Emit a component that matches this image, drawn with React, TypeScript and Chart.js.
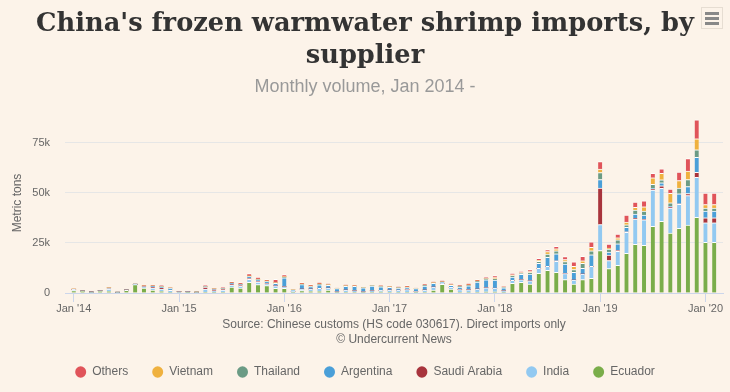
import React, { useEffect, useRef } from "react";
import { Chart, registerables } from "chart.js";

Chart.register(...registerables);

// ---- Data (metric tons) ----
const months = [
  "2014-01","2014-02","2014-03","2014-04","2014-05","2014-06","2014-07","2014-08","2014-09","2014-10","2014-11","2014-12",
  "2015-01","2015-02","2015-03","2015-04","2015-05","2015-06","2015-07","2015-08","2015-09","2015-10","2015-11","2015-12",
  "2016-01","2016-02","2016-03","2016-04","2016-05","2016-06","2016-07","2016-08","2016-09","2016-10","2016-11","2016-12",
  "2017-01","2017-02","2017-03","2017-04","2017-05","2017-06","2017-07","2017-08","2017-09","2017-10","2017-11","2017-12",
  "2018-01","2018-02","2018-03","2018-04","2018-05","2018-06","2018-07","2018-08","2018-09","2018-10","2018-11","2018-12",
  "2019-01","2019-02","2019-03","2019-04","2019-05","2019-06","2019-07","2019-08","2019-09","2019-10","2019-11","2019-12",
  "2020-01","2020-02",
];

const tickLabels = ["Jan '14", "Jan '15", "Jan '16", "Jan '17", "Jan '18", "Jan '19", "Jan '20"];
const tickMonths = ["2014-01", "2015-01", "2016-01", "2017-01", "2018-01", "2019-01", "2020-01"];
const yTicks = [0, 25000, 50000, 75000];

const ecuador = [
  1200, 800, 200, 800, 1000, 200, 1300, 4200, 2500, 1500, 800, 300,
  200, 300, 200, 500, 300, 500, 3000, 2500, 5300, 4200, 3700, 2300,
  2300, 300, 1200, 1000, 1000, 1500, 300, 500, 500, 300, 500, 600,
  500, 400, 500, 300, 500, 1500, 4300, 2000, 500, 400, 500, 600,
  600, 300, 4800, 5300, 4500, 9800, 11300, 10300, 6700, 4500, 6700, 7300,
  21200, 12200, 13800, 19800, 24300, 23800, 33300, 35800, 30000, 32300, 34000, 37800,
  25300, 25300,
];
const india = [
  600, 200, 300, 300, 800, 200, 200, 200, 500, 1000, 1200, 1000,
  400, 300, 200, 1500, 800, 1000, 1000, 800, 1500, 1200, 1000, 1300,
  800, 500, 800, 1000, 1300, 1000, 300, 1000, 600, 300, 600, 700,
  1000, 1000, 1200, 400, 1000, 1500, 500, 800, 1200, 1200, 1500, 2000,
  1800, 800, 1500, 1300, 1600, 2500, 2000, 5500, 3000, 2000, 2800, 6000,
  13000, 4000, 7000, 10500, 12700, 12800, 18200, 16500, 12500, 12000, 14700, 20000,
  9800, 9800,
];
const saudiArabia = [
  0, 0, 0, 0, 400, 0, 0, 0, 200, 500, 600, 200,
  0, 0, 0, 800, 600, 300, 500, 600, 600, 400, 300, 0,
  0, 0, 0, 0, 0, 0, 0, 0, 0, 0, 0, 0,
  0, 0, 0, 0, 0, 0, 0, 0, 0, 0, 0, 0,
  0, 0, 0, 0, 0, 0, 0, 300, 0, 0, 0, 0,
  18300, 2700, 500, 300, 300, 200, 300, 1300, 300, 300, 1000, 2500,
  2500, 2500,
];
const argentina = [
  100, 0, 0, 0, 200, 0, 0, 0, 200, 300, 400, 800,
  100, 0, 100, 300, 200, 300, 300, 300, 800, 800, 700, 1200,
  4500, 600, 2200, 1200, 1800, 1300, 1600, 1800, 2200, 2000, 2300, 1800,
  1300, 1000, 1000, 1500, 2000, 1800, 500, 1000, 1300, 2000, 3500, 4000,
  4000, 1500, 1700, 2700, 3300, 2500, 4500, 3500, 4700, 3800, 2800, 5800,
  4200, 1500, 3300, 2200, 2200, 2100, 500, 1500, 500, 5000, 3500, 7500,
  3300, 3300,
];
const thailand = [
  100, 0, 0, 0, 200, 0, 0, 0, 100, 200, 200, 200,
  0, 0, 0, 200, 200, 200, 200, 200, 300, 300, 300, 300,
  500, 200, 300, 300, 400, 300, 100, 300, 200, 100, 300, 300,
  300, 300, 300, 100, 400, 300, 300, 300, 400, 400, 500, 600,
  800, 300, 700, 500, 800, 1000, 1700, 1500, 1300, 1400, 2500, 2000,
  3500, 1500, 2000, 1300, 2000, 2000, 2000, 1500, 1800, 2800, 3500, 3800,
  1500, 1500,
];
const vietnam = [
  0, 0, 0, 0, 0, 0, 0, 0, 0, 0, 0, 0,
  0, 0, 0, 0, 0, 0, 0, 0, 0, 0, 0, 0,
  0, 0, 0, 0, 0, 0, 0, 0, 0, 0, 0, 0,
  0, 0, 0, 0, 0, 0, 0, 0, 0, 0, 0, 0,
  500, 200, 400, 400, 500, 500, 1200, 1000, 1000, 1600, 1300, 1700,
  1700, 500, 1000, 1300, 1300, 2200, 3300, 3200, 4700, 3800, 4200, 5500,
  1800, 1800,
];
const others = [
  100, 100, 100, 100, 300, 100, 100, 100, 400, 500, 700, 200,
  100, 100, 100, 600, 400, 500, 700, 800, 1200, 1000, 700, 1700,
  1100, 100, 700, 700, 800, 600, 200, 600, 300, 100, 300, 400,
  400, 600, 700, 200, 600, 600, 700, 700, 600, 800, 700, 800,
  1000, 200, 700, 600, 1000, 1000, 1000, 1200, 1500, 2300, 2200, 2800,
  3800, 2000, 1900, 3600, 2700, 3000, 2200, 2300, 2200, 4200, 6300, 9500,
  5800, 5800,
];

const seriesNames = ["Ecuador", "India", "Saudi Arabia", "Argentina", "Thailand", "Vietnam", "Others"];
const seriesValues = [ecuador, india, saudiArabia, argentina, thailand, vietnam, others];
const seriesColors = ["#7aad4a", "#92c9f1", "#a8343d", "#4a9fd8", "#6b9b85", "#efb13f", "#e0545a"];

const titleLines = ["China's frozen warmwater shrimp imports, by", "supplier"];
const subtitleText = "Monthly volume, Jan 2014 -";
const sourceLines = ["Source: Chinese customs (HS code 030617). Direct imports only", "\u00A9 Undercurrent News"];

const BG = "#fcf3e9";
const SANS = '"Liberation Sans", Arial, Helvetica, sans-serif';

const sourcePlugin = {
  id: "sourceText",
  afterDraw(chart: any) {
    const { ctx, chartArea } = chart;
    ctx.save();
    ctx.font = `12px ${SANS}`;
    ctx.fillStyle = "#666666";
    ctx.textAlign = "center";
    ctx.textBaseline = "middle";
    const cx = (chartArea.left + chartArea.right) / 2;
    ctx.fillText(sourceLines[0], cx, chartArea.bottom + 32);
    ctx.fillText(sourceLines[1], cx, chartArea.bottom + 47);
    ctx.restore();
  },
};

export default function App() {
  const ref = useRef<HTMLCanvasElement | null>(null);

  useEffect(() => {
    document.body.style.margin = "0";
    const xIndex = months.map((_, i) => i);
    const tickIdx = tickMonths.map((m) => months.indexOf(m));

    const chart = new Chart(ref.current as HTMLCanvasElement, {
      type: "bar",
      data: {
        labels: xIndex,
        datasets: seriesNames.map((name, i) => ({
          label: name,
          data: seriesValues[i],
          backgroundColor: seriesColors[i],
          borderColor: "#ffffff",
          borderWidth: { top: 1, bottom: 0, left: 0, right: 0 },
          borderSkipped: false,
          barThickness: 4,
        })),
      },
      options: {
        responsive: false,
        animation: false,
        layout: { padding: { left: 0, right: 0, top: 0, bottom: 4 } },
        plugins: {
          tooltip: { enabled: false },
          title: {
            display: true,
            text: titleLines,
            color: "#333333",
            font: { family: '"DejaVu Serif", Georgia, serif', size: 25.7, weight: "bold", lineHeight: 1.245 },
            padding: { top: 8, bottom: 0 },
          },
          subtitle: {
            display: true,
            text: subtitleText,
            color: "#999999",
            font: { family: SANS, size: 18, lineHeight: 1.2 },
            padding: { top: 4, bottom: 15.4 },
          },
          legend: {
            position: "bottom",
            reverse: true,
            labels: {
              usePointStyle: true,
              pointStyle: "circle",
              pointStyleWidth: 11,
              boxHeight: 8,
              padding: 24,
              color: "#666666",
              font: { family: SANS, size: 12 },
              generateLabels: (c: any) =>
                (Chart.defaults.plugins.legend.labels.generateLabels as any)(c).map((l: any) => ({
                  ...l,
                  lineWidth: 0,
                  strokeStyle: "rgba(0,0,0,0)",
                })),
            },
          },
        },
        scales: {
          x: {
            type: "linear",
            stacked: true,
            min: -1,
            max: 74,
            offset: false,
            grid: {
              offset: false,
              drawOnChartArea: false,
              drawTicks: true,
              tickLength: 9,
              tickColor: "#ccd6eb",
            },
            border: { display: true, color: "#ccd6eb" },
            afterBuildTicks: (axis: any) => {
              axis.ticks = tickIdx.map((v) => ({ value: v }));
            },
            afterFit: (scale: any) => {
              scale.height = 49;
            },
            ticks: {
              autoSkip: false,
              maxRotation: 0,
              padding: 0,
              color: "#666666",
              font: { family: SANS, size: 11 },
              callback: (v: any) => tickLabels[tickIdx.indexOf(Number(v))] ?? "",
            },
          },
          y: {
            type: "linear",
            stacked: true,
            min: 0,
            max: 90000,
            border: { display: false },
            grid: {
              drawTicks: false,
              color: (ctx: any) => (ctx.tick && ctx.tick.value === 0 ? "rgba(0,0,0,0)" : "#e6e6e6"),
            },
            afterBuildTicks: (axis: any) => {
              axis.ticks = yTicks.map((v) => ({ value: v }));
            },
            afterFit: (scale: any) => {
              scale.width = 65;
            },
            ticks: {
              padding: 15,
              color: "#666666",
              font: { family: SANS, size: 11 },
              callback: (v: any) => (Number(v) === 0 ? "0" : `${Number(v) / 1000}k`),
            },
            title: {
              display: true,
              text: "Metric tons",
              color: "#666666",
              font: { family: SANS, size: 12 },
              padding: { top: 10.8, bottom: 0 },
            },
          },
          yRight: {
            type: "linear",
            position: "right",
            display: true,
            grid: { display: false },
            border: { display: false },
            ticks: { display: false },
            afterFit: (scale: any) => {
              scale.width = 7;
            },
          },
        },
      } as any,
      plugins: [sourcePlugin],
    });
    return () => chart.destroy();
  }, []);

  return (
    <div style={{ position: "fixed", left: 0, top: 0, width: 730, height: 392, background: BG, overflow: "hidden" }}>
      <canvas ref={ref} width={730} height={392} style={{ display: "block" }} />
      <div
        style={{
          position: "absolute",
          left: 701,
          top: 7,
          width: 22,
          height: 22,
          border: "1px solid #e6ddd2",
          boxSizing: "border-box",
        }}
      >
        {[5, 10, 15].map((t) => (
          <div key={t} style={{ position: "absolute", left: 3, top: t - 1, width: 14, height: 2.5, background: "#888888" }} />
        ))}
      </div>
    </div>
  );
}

====

#### Objective
Every line in the data that holds "React" should be copied out.

#### Result
Emit a component that matches this image, drawn with React, TypeScript and Chart.js.
import React, { useEffect, useRef } from "react";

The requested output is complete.